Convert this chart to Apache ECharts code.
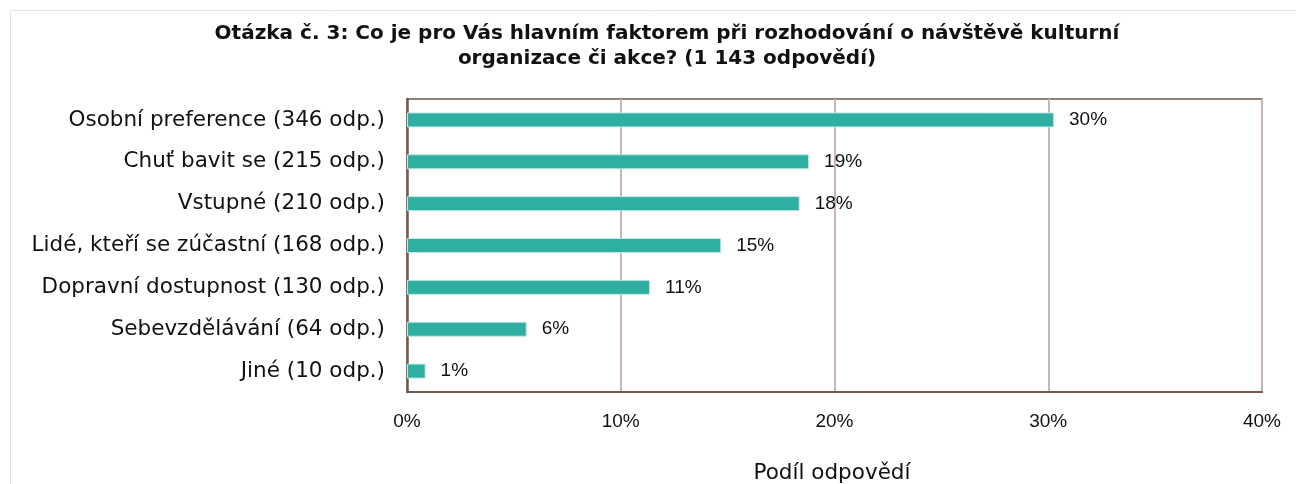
<!DOCTYPE html>
<html>
<head>
<meta charset="utf-8">
<script src="https://cdn.jsdelivr.net/npm/echarts@6/dist/echarts.min.js"></script>
<style>
  html, body { margin: 0; padding: 0; background: #fff; }
  #main { width: 1296px; height: 484px; }
</style>
</head>
<body>
<div id="main"></div>
<script>
// otázka č. 3 - data
var categories = [
  'Osobní preference (346 odp.)',
  'Chuť bavit se (215 odp.)',
  'Vstupné (210 odp.)',
  'Lidé, kteří se zúčastní (168 odp.)',
  'Dopravní dostupnost (130 odp.)',
  'Sebevzdělávání (64 odp.)',
  'Jiné (10 odp.)'
];
var shares = [30.27, 18.81, 18.37, 14.70, 11.37, 5.60, 0.87];   // podíl v %
var shareLabels = ['30%', '19%', '18%', '15%', '11%', '6%', '1%'];
var xTicks = [0, 10, 20, 30, 40];

var FONT = 'DejaVu Sans';
var NUM_FONT = 'Liberation Sans';

var chart = echarts.init(document.getElementById('main'));

var option = {
  animation: false,
  textStyle: { fontFamily: FONT },
  title: {
    text: 'Otázka č. 3: Co je pro Vás hlavním faktorem při rozhodování o návštěvě kulturní\norganizace či akce? (1 143 odpovědí)',
    left: 662,
    top: 16,
    textAlign: 'center',
    textStyle: { fontFamily: FONT, fontSize: 20, fontWeight: 'bold', color: '#111', lineHeight: 25, align: 'center' }
  },
  graphic: [{
    type: 'rect',
    shape: { x: 10.5, y: 10.5, width: 1400, height: 600 },
    style: { fill: 'none', stroke: '#e4e4e4', lineWidth: 1 },
    silent: true
  }],
  grid: {
    left: 407, right: 34, top: 99, bottom: 92,
    outerBoundsMode: 'none',
    containLabel: false,
    show: true, borderColor: '#6e5a4e', borderWidth: 1.5, backgroundColor: 'transparent'
  },
  xAxis: {
    type: 'value',
    min: xTicks[0],
    max: xTicks[xTicks.length - 1],
    interval: 10,
    name: 'Podíl odpovědí',
    nameLocation: 'middle',
    nameGap: 70,
    nameTextStyle: { fontFamily: FONT, fontSize: 21.5, color: '#111', padding: [0, 5, 0, 0] },
    axisLine: { show: true, lineStyle: { color: '#6e5a4e', width: 2 } },
    axisTick: { show: false },
    axisLabel: { margin: 20, fontFamily: NUM_FONT, fontSize: 19, color: '#111', formatter: '{value}%' },
    splitLine: { show: true, lineStyle: { color: '#c6b8b0', width: 2 } }
  },
  yAxis: {
    type: 'category',
    data: categories,
    inverse: true,
    axisLine: { show: true, lineStyle: { color: '#6e5a4e', width: 2.5 } },
    axisTick: { show: false },
    axisLabel: { margin: 22, fontSize: 21.5, color: '#111' },
    splitLine: { show: false }
  },
  series: [{
    type: 'bar',
    data: shares,
    barWidth: 15,
    itemStyle: { color: '#2eafa2', borderColor: '#bfe7e1', borderWidth: 1 },
    label: {
      show: true,
      position: 'right',
      distance: 15,
      fontFamily: NUM_FONT,
      fontSize: 19,
      color: '#111',
      formatter: function (p) { return shareLabels[p.dataIndex]; }
    }
  }]
};

chart.setOption(option);
</script>
</body>
</html>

+-------+

Copy the listing exactly. Any image in it stays out of the copy.

» **THE COMPLETED TASK**
Convert this chart to Apache ECharts code.
<!DOCTYPE html>
<html>
<head>
<meta charset="utf-8">
<script src="https://cdn.jsdelivr.net/npm/echarts@6/dist/echarts.min.js"></script>
<style>
  html, body { margin: 0; padding: 0; background: #fff; }
  #main { width: 1296px; height: 484px; }
</style>
</head>
<body>
<div id="main"></div>
<script>
// otázka č. 3 - data
var categories = [
  'Osobní preference (346 odp.)',
  'Chuť bavit se (215 odp.)',
  'Vstupné (210 odp.)',
  'Lidé, kteří se zúčastní (168 odp.)',
  'Dopravní dostupnost (130 odp.)',
  'Sebevzdělávání (64 odp.)',
  'Jiné (10 odp.)'
];
var shares = [30.27, 18.81, 18.37, 14.70, 11.37, 5.60, 0.87];   // podíl v %
var shareLabels = ['30%', '19%', '18%', '15%', '11%', '6%', '1%'];
var xTicks = [0, 10, 20, 30, 40];

var FONT = 'DejaVu Sans';
var NUM_FONT = 'Liberation Sans';

var chart = echarts.init(document.getElementById('main'));

var option = {
  animation: false,
  textStyle: { fontFamily: FONT },
  title: {
    text: 'Otázka č. 3: Co je pro Vás hlavním faktorem při rozhodování o návštěvě kulturní\norganizace či akce? (1 143 odpovědí)',
    left: 662,
    top: 16,
    textAlign: 'center',
    textStyle: { fontFamily: FONT, fontSize: 20, fontWeight: 'bold', color: '#111', lineHeight: 25, align: 'center' }
  },
  graphic: [{
    type: 'rect',
    shape: { x: 10.5, y: 10.5, width: 1400, height: 600 },
    style: { fill: 'none', stroke: '#e4e4e4', lineWidth: 1 },
    silent: true
  }],
  grid: {
    left: 407, right: 34, top: 99, bottom: 92,
    outerBoundsMode: 'none',
    containLabel: false,
    show: true, borderColor: '#6e5a4e', borderWidth: 1.5, backgroundColor: 'transparent'
  },
  xAxis: {
    type: 'value',
    min: xTicks[0],
    max: xTicks[xTicks.length - 1],
    interval: 10,
    name: 'Podíl odpovědí',
    nameLocation: 'middle',
    nameGap: 70,
    nameTextStyle: { fontFamily: FONT, fontSize: 21.5, color: '#111', padding: [0, 5, 0, 0] },
    axisLine: { show: true, lineStyle: { color: '#6e5a4e', width: 2 } },
    axisTick: { show: false },
    axisLabel: { margin: 20, fontFamily: NUM_FONT, fontSize: 19, color: '#111', formatter: '{value}%' },
    splitLine: { show: true, lineStyle: { color: '#c6b8b0', width: 2 } }
  },
  yAxis: {
    type: 'category',
    data: categories,
    inverse: true,
    axisLine: { show: true, lineStyle: { color: '#6e5a4e', width: 2.5 } },
    axisTick: { show: false },
    axisLabel: { margin: 22, fontSize: 21.5, color: '#111' },
    splitLine: { show: false }
  },
  series: [{
    type: 'bar',
    data: shares,
    barWidth: 15,
    itemStyle: { color: '#2eafa2', borderColor: '#bfe7e1', borderWidth: 1 },
    label: {
      show: true,
      position: 'right',
      distance: 15,
      fontFamily: NUM_FONT,
      fontSize: 19,
      color: '#111',
      formatter: function (p) { return shareLabels[p.dataIndex]; }
    }
  }]
};

chart.setOption(option);
</script>
</body>
</html>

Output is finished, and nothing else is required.